Pawlik: Nein. Aber wir haben die Leute irgendwann rausgeworfen. Wenn sie neue Adressen brauchten, bekamen sie keine – und später haben wir die Adressen auch wieder eingesammelt. Die Frage, ob wir Adressen einsammeln könne, war übrigens einigermaßen umstritten. Die lange herrschende Meinung war, das geht gar nicht. Aber wenn es nicht anders geht, konnte man die Upstream Provider bitten, die Blöcke nicht mehr zu routen. Die haben das auch gemacht.

heise online: Das Revoken, also das Einziehen von Adressen, habt ihr das oft gemacht? Afrinic hat sich in der Auseinandersetzung mit dem chinesischen Adresshändler Lu Heng da gerade eine blutige Nase geholt.

Pawlik: Vor dem Hintergrund der sich entwickelnden Knappheit von IPv4-Adressen haben das tatsächlich immer wieder wir gemacht. Wir haben geschaut, wo sind eigentlich ungenutzte Adressen und die zurückgeholt. Das waren keine Riesenmengen. Aber es wurde akzeptiert. Inzwischen haben wir die Situation, dass niemand mehr etwas hat, außer vielleicht die Kollegen in Afrika. Wir hatten gegen Ende übrigens zunehmend seltsame Firmen, die IPv4-Restblöcke beantragt haben. Zum Beispiel hatten die Prominente, auch Fußballspieler, als Eigentümer, reihenweise. Oder die Firmen waren auf den Seychellen eingetragen und ihre IP-Adressen kommen zwar zum Teil in Europa zum Einsatz, aber mehrheitlich doch woanders.
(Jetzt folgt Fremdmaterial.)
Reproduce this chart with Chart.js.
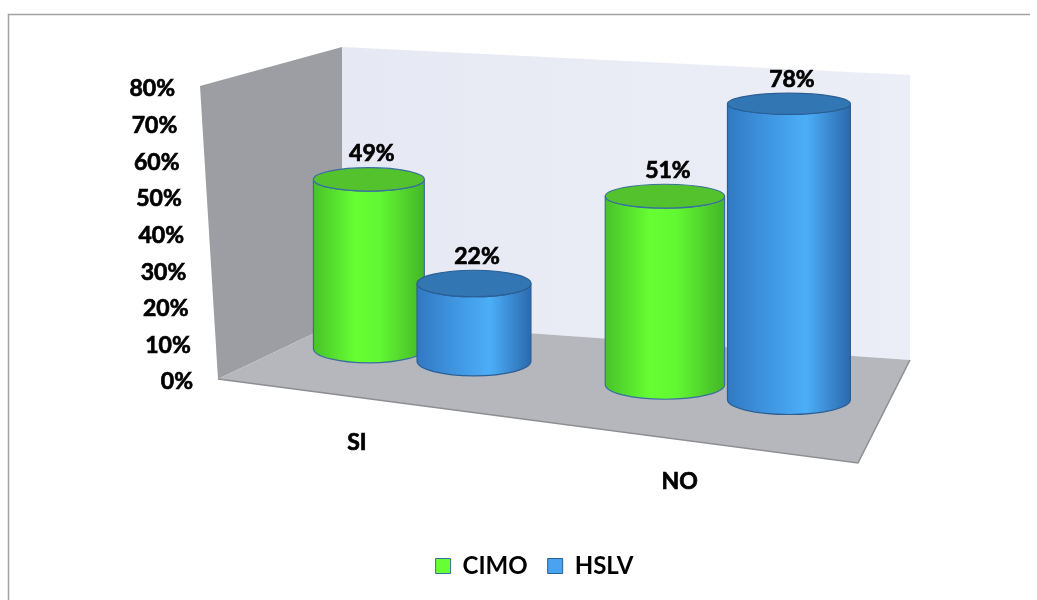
<!DOCTYPE html>
<html>
<head>
<meta charset="utf-8">
<script src="https://cdn.jsdelivr.net/npm/chart.js@4.4.1/dist/chart.umd.min.js"></script>
<style>
  html, body { margin: 0; padding: 0; background: #ffffff; }
  canvas { display: block; }
</style>
</head>
<body>
<canvas id="chart" width="1037" height="600"></canvas>
<script>
// ---- data ----
const categories = ['SI', 'NO'];
const seriesNames = ['CIMO', 'HSLV'];
const cimoValues = [0.49, 0.51];
const hslvValues = [0.22, 0.78];
const axisMin = 0;
const axisMax = 0.8;
const axisStep = 0.1;

// ---- look ----
const FONT = 'Lato, "Open Sans", sans-serif';
const palette = {
  CIMO: {
    legend: '#66FF33', stroke: '#3A6EA0', top: '#53C22D',
    side: [[0, '#49C22A'], [0.38, '#66FF33'], [0.6, '#62F732'], [1, '#44B627']]
  },
  HSLV: {
    legend: '#4AA3EE', stroke: '#2A5F95', top: '#3276B4',
    side: [[0, '#3179C2'], [0.3, '#3E93DE'], [0.64, '#4CAEF8'], [1, '#2B69AD']]
  }
};

// box (walls and floor) in page pixels
const WALL = {
  leftTopFront: [200, 86], leftBotFront: [218, 379],
  backTopLeft: [342, 47], backBotLeft: [342, 320],
  backTopRight: [910, 75], backBotRight: [910, 360],
  floorFrontRight: [858, 463]
};
const LABEL_LINE = { from: [274, 433], to: [874, 505] };

// perspective helpers for the column row
const WARP = 0.00027;
const baseY = sx => 373.5 + 0.1211 * (sx - 574.25);   // centre of a column's base
const fullH = sx => 289.5 + 0.0644 * (sx - 574.25);   // height of a full-scale column
const ryAt = y => 9 + 0.015 * y;                       // ellipse half-height at a given level

function poly(ctx, pts, fill) {
  ctx.beginPath();
  ctx.moveTo(pts[0][0], pts[0][1]);
  for (let i = 1; i < pts.length; i++) ctx.lineTo(pts[i][0], pts[i][1]);
  ctx.closePath();
  ctx.fillStyle = fill;
  ctx.fill();
}

// heavy label text: fill plus a thin outline of the same colour
function boldText(ctx, str, x, y) {
  ctx.fillText(str, x, y);
  ctx.strokeText(str, x, y);
}

function drawCylinder(ctx, cx, yTop, yBot, rx, pal) {
  const ryT = ryAt(yTop), ryB = ryAt(yBot);
  const g = ctx.createLinearGradient(cx - rx, 0, cx + rx, 0);
  pal.side.forEach(([o, c]) => g.addColorStop(o, c));
  ctx.beginPath();
  ctx.moveTo(cx - rx, yTop);
  ctx.lineTo(cx - rx, yBot);
  ctx.ellipse(cx, yBot, rx, ryB, 0, Math.PI, 0, true);
  ctx.lineTo(cx + rx, yTop);
  ctx.ellipse(cx, yTop, rx, ryT, 0, 0, Math.PI, false);
  ctx.closePath();
  ctx.fillStyle = g;
  ctx.fill();
  ctx.strokeStyle = pal.stroke;
  ctx.lineWidth = 1.2;
  ctx.stroke();
  ctx.beginPath();
  ctx.ellipse(cx, yTop, rx, ryT, 0, 0, Math.PI * 2);
  ctx.fillStyle = pal.top;
  ctx.fill();
  ctx.stroke();
}

const scenePlugin = {
  id: 'scene3d',
  beforeDraw(chart) {
    const ctx = chart.ctx;
    ctx.save();
    ctx.strokeStyle = '#A3A3A3';
    ctx.lineWidth = 1.5;
    ctx.beginPath();
    ctx.moveTo(8.5, 600);
    ctx.lineTo(8.5, 14.5);
    ctx.lineTo(1030, 14.5);
    ctx.stroke();
    ctx.restore();
  },
  beforeDatasetsDraw(chart) {
    const ctx = chart.ctx;
    const xs = chart.scales.x, ys = chart.scales.y;
    const area = chart.chartArea;
    const xMid = (area.left + area.right) / 2;
    const warpX = x => { const u = x - xMid; return xMid + u + WARP * u * u; };
    const frac = v => (ys.bottom - ys.getPixelForValue(v)) / (ys.bottom - ys.top);

    ctx.save();
    // walls and floor
    poly(ctx, [WALL.leftTopFront, WALL.backTopLeft, WALL.backBotLeft, WALL.leftBotFront], '#9D9EA4');
    const bg = ctx.createLinearGradient(342, 0, 910, 0);
    bg.addColorStop(0, '#E6E8F3');
    bg.addColorStop(1, '#ECEEF7');
    poly(ctx, [WALL.backTopLeft, WALL.backTopRight, WALL.backBotRight, WALL.backBotLeft], bg);
    poly(ctx, [WALL.backBotLeft, WALL.backBotRight, WALL.floorFrontRight, WALL.leftBotFront], '#B6B7BD');
    ctx.strokeStyle = '#8D8E93';
    ctx.lineWidth = 1.5;
    ctx.beginPath();
    ctx.moveTo(WALL.leftBotFront[0], WALL.leftBotFront[1]);
    ctx.lineTo(WALL.floorFrontRight[0], WALL.floorFrontRight[1]);
    ctx.lineTo(WALL.backBotRight[0], WALL.backBotRight[1]);
    ctx.stroke();

    // value axis labels along the front edge of the side wall
    ctx.font = 'bold 23px ' + FONT;
    ctx.fillStyle = '#000';
    ctx.strokeStyle = '#000';
    ctx.lineWidth = 0.7;
    ctx.textAlign = 'right';
    ctx.textBaseline = 'middle';
    ys.ticks.forEach(t => {
      const f = frac(t.value);
      const ex = WALL.leftBotFront[0] + (WALL.leftTopFront[0] - WALL.leftBotFront[0]) * f;
      const ey = WALL.leftBotFront[1] + (WALL.leftTopFront[1] - WALL.leftBotFront[1]) * f;
      boldText(ctx, Math.round(t.value * 100) + '%', ex - 25, ey + 3);
    });

    // category labels in front of the floor
    ctx.textAlign = 'center';
    const bx0 = WALL.backBotLeft[0], bx1 = WALL.backBotRight[0];
    categories.forEach((c, i) => {
      const sx = warpX(xs.getPixelForValue(i));
      const f = (sx - bx0) / (bx1 - bx0);
      const lx = LABEL_LINE.from[0] + (LABEL_LINE.to[0] - LABEL_LINE.from[0]) * f;
      const ly = LABEL_LINE.from[1] + (LABEL_LINE.to[1] - LABEL_LINE.from[1]) * f;
      boldText(ctx, c, lx, ly);
    });

    // columns, left to right
    const cols = [];
    chart.data.datasets.forEach((ds, di) => {
      const meta = chart.getDatasetMeta(di);
      meta.data.forEach((bar, i) => {
        const v = ds.data[i];
        const sx = warpX(bar.x);
        const rx = (bar.width / 2) * (1 + 0.00025 * (sx - xMid)) + 1;
        const yb = baseY(sx);
        const yt = yb - frac(v) * fullH(sx);
        cols.push({ sx, rx, yb, yt, v, pal: palette[ds.label] });
      });
    });
    cols.sort((a, b) => a.sx - b.sx);
    cols.forEach(c => drawCylinder(ctx, c.sx, c.yt, c.yb, c.rx, c.pal));

    // value labels
    ctx.fillStyle = '#000';
    ctx.strokeStyle = '#000';
    ctx.lineWidth = 0.7;
    ctx.textAlign = 'center';
    ctx.textBaseline = 'middle';
    cols.forEach(c => {
      boldText(ctx, Math.round(c.v * 100) + '%', c.sx + 3, c.yt - ryAt(c.yt) - 14);
    });
    ctx.restore();
    return false;
  }
};

new Chart(document.getElementById('chart'), {
  type: 'bar',
  data: {
    labels: categories,
    datasets: [
      { label: seriesNames[0], data: cimoValues, backgroundColor: palette.CIMO.legend, borderColor: palette.CIMO.stroke, borderWidth: 1 },
      { label: seriesNames[1], data: hslvValues, backgroundColor: palette.HSLV.legend, borderColor: palette.HSLV.stroke, borderWidth: 1 }
    ]
  },
  options: {
    responsive: false,
    animation: false,
    devicePixelRatio: 1,
    layout: { padding: { left: 196.5, right: 164.5, top: 88, bottom: 12 } },
    datasets: { bar: { categoryPercentage: 0.75, barPercentage: 1 } },
    scales: {
      x: { display: false, offset: true },
      y: {
        display: true, min: axisMin, max: axisMax,
        ticks: { display: false, stepSize: axisStep },
        grid: { display: false }, border: { display: false },
        afterFit(s) { s.width = 65; }
      }
    },
    plugins: {
      legend: {
        position: 'bottom',
        labels: {
          font: { family: FONT, size: 24, weight: 'bold' },
          color: '#000', boxWidth: 15, boxHeight: 15, padding: 20
        }
      },
      tooltip: { enabled: false }
    }
  },
  plugins: [scenePlugin]
});
</script>
</body>
</html>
Eine ähnliche Situation scheint das jetzt bei Afrinic zu sein.

heise online: Was beurteilst du die Afrinic-Situation?

Pawlik: Afrinic hat heftig zugeschlagen, aber Lu Heng hat noch heftiger zurückgeschlagen, das war wirklich nicht notwendig. Ich habe die Situation nicht im Detail verfolgt. Wir sind wieder an so einer Stelle, an der ich sage, das macht keinen Spaß mehr. Früher haben wir alle zusammen gearbeitet fürs Allgemeinwohl, klingt pathetisch, stimmt aber ein bisschen. Adresspolitik sollte allen zugutekommen und das 'common good' im Internet vergrößern. Heute geht es darum, die Regeln so auszureizen, dass ich persönlich profitiere, dass ich Adressen anhäufen und verkaufen kann. Die Atmosphäre hat sich verändert und die Afrinic-Episode ist der Höhepunkt dieser Entwicklung.